I spent my summer working in the kitchen at the nursing home. I would cook meals and wash dishes. I would ask old ladies if they wanted coffee and try to remember not to accidentally give any Seventh Day Adventists scalloped potatoes and ham. Sometimes we would not have the right ingredients and I’d have to make it work—sometimes it was as easy as using cream of celery soup when the recipe called for cream of mushroom other times, I’d have to make something completely different, but either way, I’d make it work. Because, like Tim Gunn tells us, you have to make it work.

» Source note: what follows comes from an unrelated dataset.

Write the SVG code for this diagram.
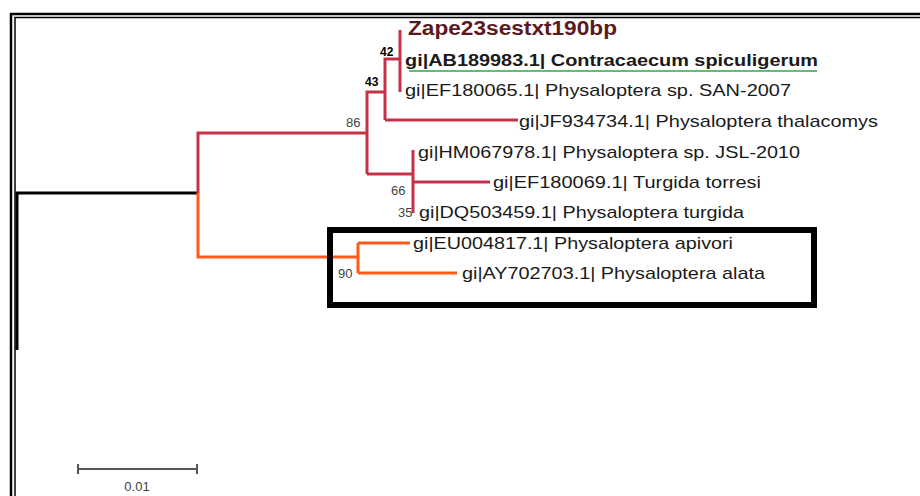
<svg xmlns="http://www.w3.org/2000/svg" width="920" height="496" viewBox="0 0 920 496">
<style>
.r{stroke:#c53248;stroke-width:3;fill:none}
.o{stroke:#ff5a1e;stroke-width:3;fill:none}
.k{stroke:#000;fill:none}
.lab{font-family:"Liberation Sans",Arial,sans-serif;font-size:17px;fill:#1a1a1a}
.bs{font-family:"Liberation Sans",Arial,sans-serif;font-size:13px;fill:#444}
.bsb{font-family:"Liberation Sans",Arial,sans-serif;font-size:12px;font-weight:bold;fill:#000}
</style>
<rect width="920" height="496" fill="#fff"/>
<g id="frame">
<path class="k" d="M11 496V14H920" stroke-width="2.5"/>
<path class="k" d="M15 496V17.5H920" stroke-width="1.5"/>
</g>
<g id="connectors">
<path class="k" stroke-width="3" d="M17 350V193H198"/>
<path class="r" d="M198 193V133H367M367 174V92H385M385 120V59H400M400 30V92M385 120H518M367 174H413M413 150V213M413 182H490"/>
<path class="o" d="M198 193V257H358M358 243V273M358 243H410M358 273H457"/>
</g>
<g id="leaves">
<text x="408" y="35" font-family="Liberation Sans,Arial,sans-serif" font-size="19.5" font-weight="bold" fill="#5a1a1f" textLength="209" lengthAdjust="spacingAndGlyphs">Zape23sestxt190bp</text>
<text x="405" y="66" class="lab" font-weight="bold" fill="#111" textLength="413" lengthAdjust="spacingAndGlyphs">gi|AB189983.1| Contracaecum spiculigerum</text>
<line x1="409" y1="71" x2="817" y2="71" stroke="#2aa84a" stroke-width="1.5"/>
<text x="405" y="96" class="lab" textLength="386" lengthAdjust="spacingAndGlyphs">gi|EF180065.1| Physaloptera sp. SAN-2007</text>
<text x="519" y="127" class="lab" textLength="359" lengthAdjust="spacingAndGlyphs">gi|JF934734.1| Physaloptera thalacomys</text>
<text x="418" y="158" class="lab" textLength="382" lengthAdjust="spacingAndGlyphs">gi|HM067978.1| Physaloptera sp. JSL-2010</text>
<text x="493" y="188" class="lab" textLength="268" lengthAdjust="spacingAndGlyphs">gi|EF180069.1| Turgida torresi</text>
<text x="419" y="218" class="lab" textLength="325" lengthAdjust="spacingAndGlyphs">gi|DQ503459.1| Physaloptera turgida</text>
<text x="413" y="249" class="lab" textLength="320" lengthAdjust="spacingAndGlyphs">gi|EU004817.1| Physaloptera apivori</text>
<text x="462" y="279" class="lab" textLength="303" lengthAdjust="spacingAndGlyphs">gi|AY702703.1| Physaloptera alata</text>
</g>
<g id="support">
<text x="380" y="56" class="bsb">42</text>
<text x="365" y="86" class="bsb">43</text>
<text x="346" y="127" class="bs">86</text>
<text x="391" y="195" class="bs">66</text>
<text x="398" y="217" class="bs" font-size="11">35</text>
<text x="338" y="278" class="bs" font-size="12">90</text>
</g>
<g id="highlight">
<rect x="330" y="230" width="484" height="75" fill="none" stroke="#000" stroke-width="6"/>
</g>
<g id="scale">
<path d="M78 469H197M78 464V474M197 464V474" stroke="#555" stroke-width="2" fill="none"/>
<text x="137" y="491" class="bs" font-size="12.5" text-anchor="middle">0.01</text>
</g>
</svg>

I would run into former high school classmates, some I’d smile and hug. Others have since unfriended me on Facebook. But I threw up my grudges when I threw up my graduation cap. I let go of the times that people hurt me. As we all continue to scatter into different places in the world, though most are still in the tri-state area, we all make choices that lead us to different places.

That was the summer I was dating a guy who lived in Colorado. The relationship suffocated not because of the summer heat, but because of the miles. The miles held us apart like positive and negative ends of a magnet. Always trying to connect them, but they were pushed apart. My birthday is during the summer, but that day he never said happy birthday. He never even talked to me. We grew as separate people; probably both always knowing it would never work out with neither of us making it a priority. In a relationship, I’d always just wanted someone who would fight for me, and he wasn’t the one who would. So it ended before I would head back to college in the fall.

I am back at the nursing home this summer, working shifts before I leave. I put on my hairnet and wash the same dishes, asking old ladies if they want tea or coffee, running back to the kitchen to grab a glass of milk or sour cream. I am wearing the same scrubs and tennis shoes, but I’ve come a long way since my first summer after college.

Maybe it was not the summer I grew the most, but I grew enough to help me stand on my feet the summer after—also known as the first summer I spent away from home. Now here I am, about to embark on my first summer spent in a foreign country. The air conditioner in my home turns on, the piles of clothes rise in my bedroom, and I take a deep breath. Sometimes growth hurts, but I cannot go back to yesterday. Like Lewis Carroll says, I was a different person then.

And I’m so glad I’m continuing to grow.